▶ _Exercise_: Please transcribe the listing below in full and word for word, without its pictures.

- - -

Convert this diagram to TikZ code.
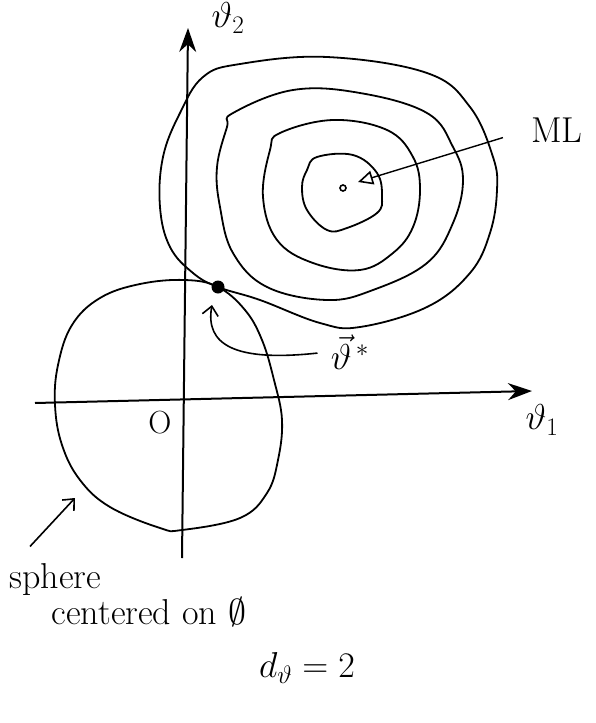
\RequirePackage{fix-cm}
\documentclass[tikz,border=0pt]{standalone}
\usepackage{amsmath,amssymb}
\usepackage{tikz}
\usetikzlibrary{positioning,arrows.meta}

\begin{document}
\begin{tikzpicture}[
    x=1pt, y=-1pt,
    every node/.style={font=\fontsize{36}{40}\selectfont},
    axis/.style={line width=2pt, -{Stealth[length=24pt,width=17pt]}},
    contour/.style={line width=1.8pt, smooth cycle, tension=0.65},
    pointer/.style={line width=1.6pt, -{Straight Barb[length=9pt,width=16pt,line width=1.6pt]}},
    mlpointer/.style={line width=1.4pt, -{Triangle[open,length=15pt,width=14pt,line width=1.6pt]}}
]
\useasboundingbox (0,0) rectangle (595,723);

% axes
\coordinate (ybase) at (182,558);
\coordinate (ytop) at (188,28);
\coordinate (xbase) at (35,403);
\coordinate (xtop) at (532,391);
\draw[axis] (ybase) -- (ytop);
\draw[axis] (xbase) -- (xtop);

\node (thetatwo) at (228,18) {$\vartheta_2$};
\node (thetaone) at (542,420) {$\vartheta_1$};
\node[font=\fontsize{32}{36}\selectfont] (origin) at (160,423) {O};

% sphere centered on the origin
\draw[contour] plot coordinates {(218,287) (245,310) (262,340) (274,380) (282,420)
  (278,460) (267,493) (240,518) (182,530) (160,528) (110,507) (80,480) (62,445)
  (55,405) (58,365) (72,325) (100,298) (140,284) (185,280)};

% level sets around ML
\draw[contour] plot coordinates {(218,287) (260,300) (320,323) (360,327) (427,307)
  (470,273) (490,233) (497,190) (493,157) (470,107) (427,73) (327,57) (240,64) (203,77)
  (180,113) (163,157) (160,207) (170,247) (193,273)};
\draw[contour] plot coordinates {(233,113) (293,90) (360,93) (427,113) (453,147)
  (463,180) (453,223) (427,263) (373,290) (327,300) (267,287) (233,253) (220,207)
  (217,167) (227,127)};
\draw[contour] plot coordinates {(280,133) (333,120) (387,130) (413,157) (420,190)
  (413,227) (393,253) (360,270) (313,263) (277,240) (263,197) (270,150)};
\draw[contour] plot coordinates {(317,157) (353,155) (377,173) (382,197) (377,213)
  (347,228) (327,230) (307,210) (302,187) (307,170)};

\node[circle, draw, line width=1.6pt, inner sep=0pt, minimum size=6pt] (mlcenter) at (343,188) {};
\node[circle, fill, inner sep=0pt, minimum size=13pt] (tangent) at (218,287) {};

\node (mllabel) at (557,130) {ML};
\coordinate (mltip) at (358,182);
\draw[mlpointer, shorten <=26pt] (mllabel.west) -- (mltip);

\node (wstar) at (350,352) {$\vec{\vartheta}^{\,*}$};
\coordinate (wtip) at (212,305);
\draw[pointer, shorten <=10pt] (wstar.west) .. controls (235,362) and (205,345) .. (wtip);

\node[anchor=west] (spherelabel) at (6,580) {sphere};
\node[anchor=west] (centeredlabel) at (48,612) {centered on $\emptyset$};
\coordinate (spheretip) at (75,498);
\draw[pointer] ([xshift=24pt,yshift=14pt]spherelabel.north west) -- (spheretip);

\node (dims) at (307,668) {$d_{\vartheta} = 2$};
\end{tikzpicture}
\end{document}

- - -

▶ _Full solution_:
Convert this diagram to TikZ code.
\RequirePackage{fix-cm}
\documentclass[tikz,border=0pt]{standalone}
\usepackage{amsmath,amssymb}
\usepackage{tikz}
\usetikzlibrary{positioning,arrows.meta}

\begin{document}
\begin{tikzpicture}[
    x=1pt, y=-1pt,
    every node/.style={font=\fontsize{36}{40}\selectfont},
    axis/.style={line width=2pt, -{Stealth[length=24pt,width=17pt]}},
    contour/.style={line width=1.8pt, smooth cycle, tension=0.65},
    pointer/.style={line width=1.6pt, -{Straight Barb[length=9pt,width=16pt,line width=1.6pt]}},
    mlpointer/.style={line width=1.4pt, -{Triangle[open,length=15pt,width=14pt,line width=1.6pt]}}
]
\useasboundingbox (0,0) rectangle (595,723);

% axes
\coordinate (ybase) at (182,558);
\coordinate (ytop) at (188,28);
\coordinate (xbase) at (35,403);
\coordinate (xtop) at (532,391);
\draw[axis] (ybase) -- (ytop);
\draw[axis] (xbase) -- (xtop);

\node (thetatwo) at (228,18) {$\vartheta_2$};
\node (thetaone) at (542,420) {$\vartheta_1$};
\node[font=\fontsize{32}{36}\selectfont] (origin) at (160,423) {O};

% sphere centered on the origin
\draw[contour] plot coordinates {(218,287) (245,310) (262,340) (274,380) (282,420)
  (278,460) (267,493) (240,518) (182,530) (160,528) (110,507) (80,480) (62,445)
  (55,405) (58,365) (72,325) (100,298) (140,284) (185,280)};

% level sets around ML
\draw[contour] plot coordinates {(218,287) (260,300) (320,323) (360,327) (427,307)
  (470,273) (490,233) (497,190) (493,157) (470,107) (427,73) (327,57) (240,64) (203,77)
  (180,113) (163,157) (160,207) (170,247) (193,273)};
\draw[contour] plot coordinates {(233,113) (293,90) (360,93) (427,113) (453,147)
  (463,180) (453,223) (427,263) (373,290) (327,300) (267,287) (233,253) (220,207)
  (217,167) (227,127)};
\draw[contour] plot coordinates {(280,133) (333,120) (387,130) (413,157) (420,190)
  (413,227) (393,253) (360,270) (313,263) (277,240) (263,197) (270,150)};
\draw[contour] plot coordinates {(317,157) (353,155) (377,173) (382,197) (377,213)
  (347,228) (327,230) (307,210) (302,187) (307,170)};

\node[circle, draw, line width=1.6pt, inner sep=0pt, minimum size=6pt] (mlcenter) at (343,188) {};
\node[circle, fill, inner sep=0pt, minimum size=13pt] (tangent) at (218,287) {};

\node (mllabel) at (557,130) {ML};
\coordinate (mltip) at (358,182);
\draw[mlpointer, shorten <=26pt] (mllabel.west) -- (mltip);

\node (wstar) at (350,352) {$\vec{\vartheta}^{\,*}$};
\coordinate (wtip) at (212,305);
\draw[pointer, shorten <=10pt] (wstar.west) .. controls (235,362) and (205,345) .. (wtip);

\node[anchor=west] (spherelabel) at (6,580) {sphere};
\node[anchor=west] (centeredlabel) at (48,612) {centered on $\emptyset$};
\coordinate (spheretip) at (75,498);
\draw[pointer] ([xshift=24pt,yshift=14pt]spherelabel.north west) -- (spheretip);

\node (dims) at (307,668) {$d_{\vartheta} = 2$};
\end{tikzpicture}
\end{document}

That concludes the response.